Non avevo mai lasciato il villaggio. A parte gli abitanti di Ourous, non conoscevo assolutamente nessuno. A Conakri mi sentivo perso. Tuttavia, la gioia di entrare in seminario e l'incoraggiamento ricevuto da Alphonse, più anziano di me, continuavano a trascinarmi sulla strada che ci portava a Dio. Mi dicevo che, se lui era partito e ora stava tornando, l'esperienza non poteva che essere arricchente. Ci imbarcammo su una grande nave, la Foucault, per un viaggio di quattro giorni che si concluse ad Abidjan, dopo aver costeggiato le isole Loos e le coste della Sierra Leone e della Liberia.
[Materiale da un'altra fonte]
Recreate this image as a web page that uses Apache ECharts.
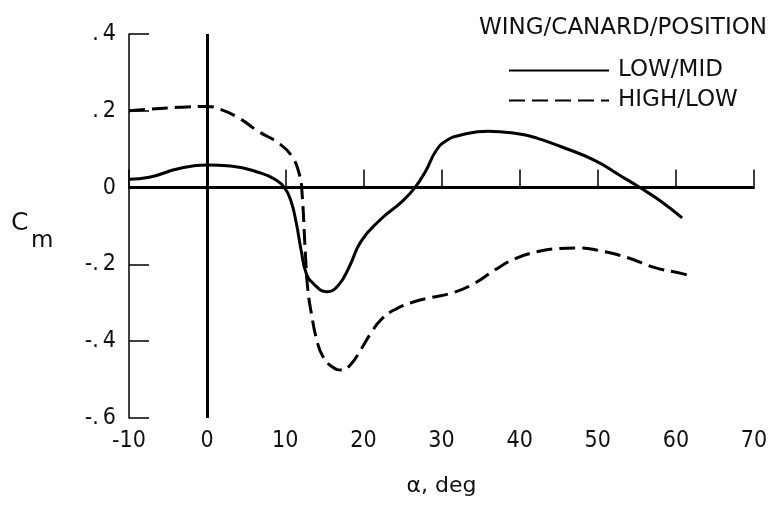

Non sapendo nuotare, sono rimasto molto sorpreso nel vedere una macchina carica di merci e passeggeri che "camminava" sull'acqua: che scoperta! C'erano molti viaggiatori e molti bagagli e c'era un gran viavai. Mi imbarcai con una dozzina di seminaristi guineani di cui non ho mai dimenticato i nomi: Adrien Tambassa, Pascal Lys, Maximin Bangoura, Richard Bangoura, Camille Camara, Alphonse Sara Tylé, Joseph Mamidou, Yves Da Costa e Jean-Marie Turé. Io ero il più giovane... Abbiamo fatto il viaggio nella stiva, dove faceva un caldo soffocante. Non potevamo nemmeno mangiare. L'odore dei motori e della cucina ci dava la nausea: il poco cibo grasso che riuscivamo a mangiare veniva subito usato per ingrassare i pesci. Il nostro stomaco non conteneva nulla. Gli unici momenti piacevoli e meravigliosi di quei quattro giorni di viaggio furono quelli della messa, celebrata dal cappellano della nave in una cappella di prima classe. In questa atmosfera di lusso e comfort, liberi dal rumore della nave, desideravamo che la messa durasse ore e ore. Purtroppo, una volta terminata, ci aggiravamo per un po' sul ponte e poi tornavamo giù nella stiva, che era diventata un vero inferno.
Arrivammo al porto di Abidjan esausti. Un'auto ci è venuta a prendere per portarci al seminario minore di Sant'Agostino. Dopo un viaggio faticoso, è iniziata la vera avventura.